Ни того, ни другого уже недостаточно. Как бы здорово субъект ни кружил в небесах своих бдений, такой пилотаж останется его внутримозговым инцидентом, никогда наружу не выползет и в этой жизни решительно ничего не изменит. Сколько бы ослепительных бездн, в свою очередь, ни сулил руководимый Элитами конец света, до него трудно дожить, или, наоборот, он так часто и почти безболезненно грохочет и вспыхивает по расписанию, что успел стать регулярным пиротехническим происшествием и имеет шанс отполыхать незамеченным. Рискую выразить недоверие ангелу, а с ним вместе — медиатору сверхчеловеческих откровений в грозе и буре, но даже исполнение загадочнейшего и волнующего пророчества о том, что времени больше не будет (кто проникается этим словом, тот испытывает состояние, посетившее князя Мышкина на садовой скамейке), запросто может проскочить мимо чувства и разума. Коль скоро все фатально изменится, значит, не останется ни тебя прежнего, ни твоей памяти о минувшем, и под рукой не найдется сознания, чтоб оценить перемену. Так же точно ничего не удалось бы ни ощутить, ни увидеть, когда б некая высшая сила повсеместно и пропорционально увеличила или уменьшила размеры людей, предметов, событий и сущностей, оставив незыблемым общий принцип соотношений, генеральный масштаб. Такие вещи невидимы, непроницаемы, они герметически замкнуты в своей автономии и не сообщаются с опытом мира.

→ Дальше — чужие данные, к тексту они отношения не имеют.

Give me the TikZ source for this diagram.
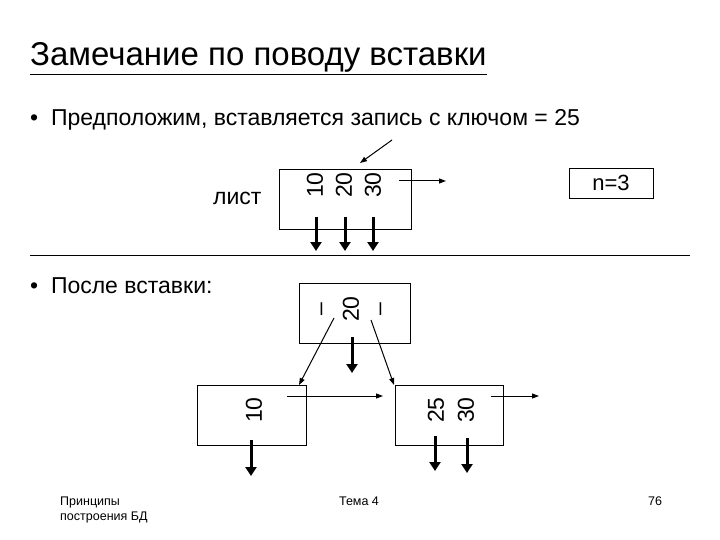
\documentclass[tikz,border=0pt]{standalone}
\usepackage{fontspec}
\setmainfont{Liberation Sans}
\usetikzlibrary{arrows.meta}
\begin{document}
\begin{tikzpicture}[x=1pt,y=-1pt,
  num/.style={rotate=90,font=\fontsize{23}{23}\selectfont,inner sep=0pt},
  thick arr/.style={line width=3pt,-{Triangle[length=9pt,width=11pt]}},
  thin arr/.style={line width=1pt,-{Triangle[length=7pt,width=5pt]}},
  lbl/.style={anchor=west,font=\fontsize{23}{23}\selectfont,inner sep=0pt}]
\useasboundingbox (0,0) rectangle (720,540);
\node[anchor=base west,inner sep=0pt,font=\fontsize{33}{33}\selectfont] (title) at (30,66) {\underline{Замечание по поводу вставки}};
\node[lbl] (b1) at (30,120) {•\ \ Предположим, вставляется запись с ключом = 25};
% top leaf
\draw[line width=0.8pt] (279,169) rectangle (411,229);
\node[lbl] (leaf) at (213,198) {лист};
\node[num] (t10) at (315,185) {10};
\node[num] (t20) at (344,185) {20};
\node[num] (t30) at (373,185) {30};
\coordinate (ins) at (392,140); \coordinate (insE) at (360,163);
\draw[thin arr] (ins) -- (insE);
\coordinate (r1a) at (399,181); \coordinate (r1b) at (446,181);
\draw[thin arr] (r1a) -- (r1b);
\foreach \x in {316,345,373}{\draw[thick arr] (\x,217) -- (\x,251);}
\draw[line width=0.8pt] (569,168) rectangle (653,198);
\node[font=\fontsize{22}{22}\selectfont] (n3) at (611,183) {n=3};
\coordinate (l1) at (30,255); \coordinate (l2) at (690,255);
\draw (l1) -- (l2);
\node[lbl] (b2) at (30,286) {•\ \ После вставки:};
% middle
\draw[line width=0.8pt] (299,283) rectangle (410,343);
\node[num] (m1) at (324,309) {–};
\node[num] (m20) at (351,309) {20};
\node[num] (m3) at (383,309) {–};
\draw[thick arr] (352,337) -- (352,373);
\draw[thin arr] (334,318) -- (299,385);
\draw[thin arr] (371,320) -- (394,385);
% left leaf
\draw[line width=0.8pt] (197,385) rectangle (306,445);
\node[num] (l10) at (254,410) {10};
\draw[thin arr] (287,396) -- (383,396);
\draw[thick arr] (251,440) -- (251,476);
% right leaf
\draw[line width=0.8pt] (395,385) rectangle (503,445);
\node[num] (r25) at (436,410) {25};
\node[num] (r30) at (466,410) {30};
\draw[thin arr] (491,396) -- (539,396);
\draw[thick arr] (435,436) -- (435,471);
\draw[thick arr] (467,438) -- (467,473);
% footer
\node[anchor=north west,align=left,inner sep=0pt,font=\fontsize{12.5}{15}\selectfont] (f1) at (60,497) {Принципы\\построения БД};
\node[anchor=north,inner sep=0pt,font=\fontsize{12.5}{15}\selectfont] (f2) at (359,497) {Тема 4};
\node[anchor=north,inner sep=0pt,font=\fontsize{12.5}{15}\selectfont] (f3) at (655,497) {76};
\end{tikzpicture}
\end{document}
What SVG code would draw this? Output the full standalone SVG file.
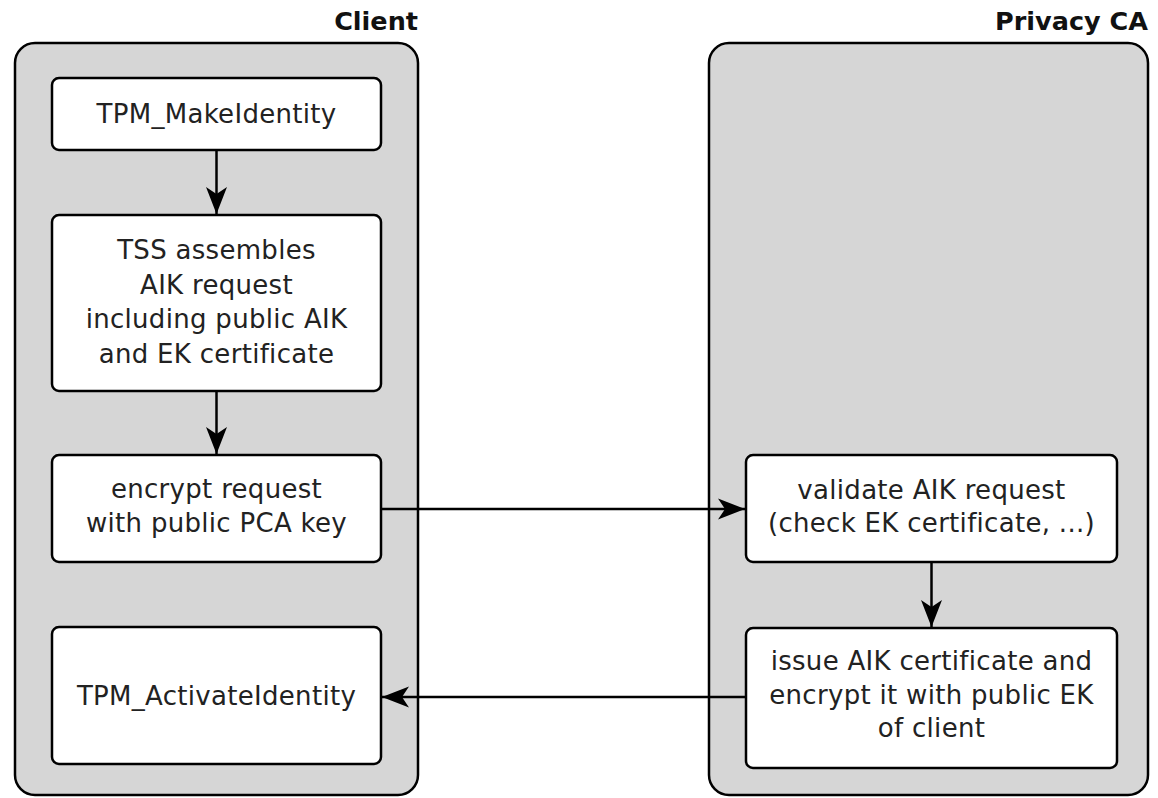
<svg xmlns="http://www.w3.org/2000/svg" width="1158" height="798" viewBox="0 0 1158 798">
<style>
.lane{fill:#d6d6d6;stroke:#000;stroke-width:2.5}
.box{fill:#fff;stroke:#000;stroke-width:2.5}
.t{font-family:"DejaVu Sans",Verdana,sans-serif;font-size:26px;letter-spacing:0.3px;fill:#222;text-anchor:middle}
.title{font-family:"DejaVu Sans",Verdana,sans-serif;font-size:25.5px;font-weight:bold;fill:#111;text-anchor:end}
.c{fill:none;stroke:#000;stroke-width:2.5}
</style>
<defs>
<marker id="ah" markerUnits="userSpaceOnUse" markerWidth="30" markerHeight="24" viewBox="-28 -12 30 24" refX="0" refY="0" orient="auto">
<path d="M0,0 L-27,-10.5 L-20,0 L-27,10.5 Z" fill="#000"/>
</marker>
</defs>
<rect width="1158" height="798" fill="#fff"/>
<g id="lane-client">
<rect class="lane" x="15" y="43" width="403" height="752" rx="20"/>
<text class="title" x="418" y="30">Client</text>
</g>
<g id="lane-pca">
<rect class="lane" x="709" y="43" width="439" height="752" rx="20"/>
<text class="title" x="1148" y="30">Privacy CA</text>
</g>
<g id="n-make">
<rect class="box" x="52" y="78" width="329" height="72" rx="7"/>
<text class="t" x="216.5" y="123">TPM_MakeIdentity</text>
</g>
<g id="n-tss">
<rect class="box" x="52" y="215" width="329" height="176" rx="7"/>
<text class="t" x="216.5" y="259">TSS assembles</text>
<text class="t" x="216.5" y="293.5">AIK request</text>
<text class="t" x="216.5" y="328">including public AIK</text>
<text class="t" x="216.5" y="362.5">and EK certificate</text>
</g>
<g id="n-encrypt">
<rect class="box" x="52" y="455" width="329" height="107" rx="7"/>
<text class="t" x="216.5" y="498">encrypt request</text>
<text class="t" x="216.5" y="532">with public PCA key</text>
</g>
<g id="n-activate">
<rect class="box" x="52" y="627" width="329" height="137" rx="7"/>
<text class="t" x="216.5" y="705">TPM_ActivateIdentity</text>
</g>
<g id="n-validate">
<rect class="box" x="746" y="455" width="371" height="107" rx="7"/>
<text class="t" x="931.5" y="499">validate AIK request</text>
<text class="t" x="931.5" y="532">(check EK certificate, ...)</text>
</g>
<g id="n-issue">
<rect class="box" x="746" y="628" width="371" height="140" rx="7"/>
<text class="t" x="931.5" y="670">issue AIK certificate and</text>
<text class="t" x="931.5" y="703.5">encrypt it with public EK</text>
<text class="t" x="931.5" y="737">of client</text>
</g>
<g id="connectors">
<line class="c" x1="216.5" y1="151" x2="216.5" y2="214" marker-end="url(#ah)"/>
<line class="c" x1="216.5" y1="392" x2="216.5" y2="454" marker-end="url(#ah)"/>
<line class="c" x1="382" y1="509" x2="745" y2="509" marker-end="url(#ah)"/>
<line class="c" x1="931.5" y1="563" x2="931.5" y2="627" marker-end="url(#ah)"/>
<line class="c" x1="745" y1="697" x2="382" y2="697" marker-end="url(#ah)"/>
</g>
</svg>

А хотелось бы зримого, натурального чуда, внятного всем, кому доведется давать показания, способного опрокинуть природу вещей, не одну лишь слабую психику. Да, хотелось бы чуда, сказано ж было, как ждут его иудеи. Хотя почему только они, вот ведь и Хармс не стеснялся признаний в том, как садился за стол в расчете на непоправимое счастье, неуспешно и безблагодатно пробовал написать несколько строк при полном зиянии мыслей и спустя пять минут, два-три часа, полторы безнадежности и шесть-семь папирос, которые, между прочим, еще нужно было сберечь до утра, к приходу нового отвращения, — понимал, что опять ничего не случится, будут великая Лень и запустелая мерзость, а если бы что-нибудь и открылось как внезапное озарение, то посеяло б ужас, что самого главного все-таки не показали или его не бывает совсем.
Убедительное, объективно проявленное чудо созидается как будто практической магией, неважно — белой ли, черной, — третьей из занимающих меня, в связи с текстом Александра Секацкого, линий поиска. Неизвестно, умеет ли она посредничать между сферой индивидуальных фантазмов (путешествий сознания) и безжалостным оккультным антипсихологизмом Традиции — ради объединения всех трех крайних начал в еще более грозной области враждебных союзов. Но беллетризованный трактат питерского философа из числа всамделишно интересных находится в иронически-идеальном контакте с этим нестерпимым кругом идей и беззвучно, не выплескивая слов на страницы, обсуждает возможность такого тройного альянса. Это и вправду отменно эзотерическое сочинение — «Моги и их могущества». Тираж — 200 экземпляров, никто не прочтет, не откликнется, обеспечена кромешная тайна вклада. Зато хороши цитаты из Гегеля. И вместо обложки — маленькая издательская бирочка на 3-й странице, что, конечно, — продуманный авторский жест и концепт.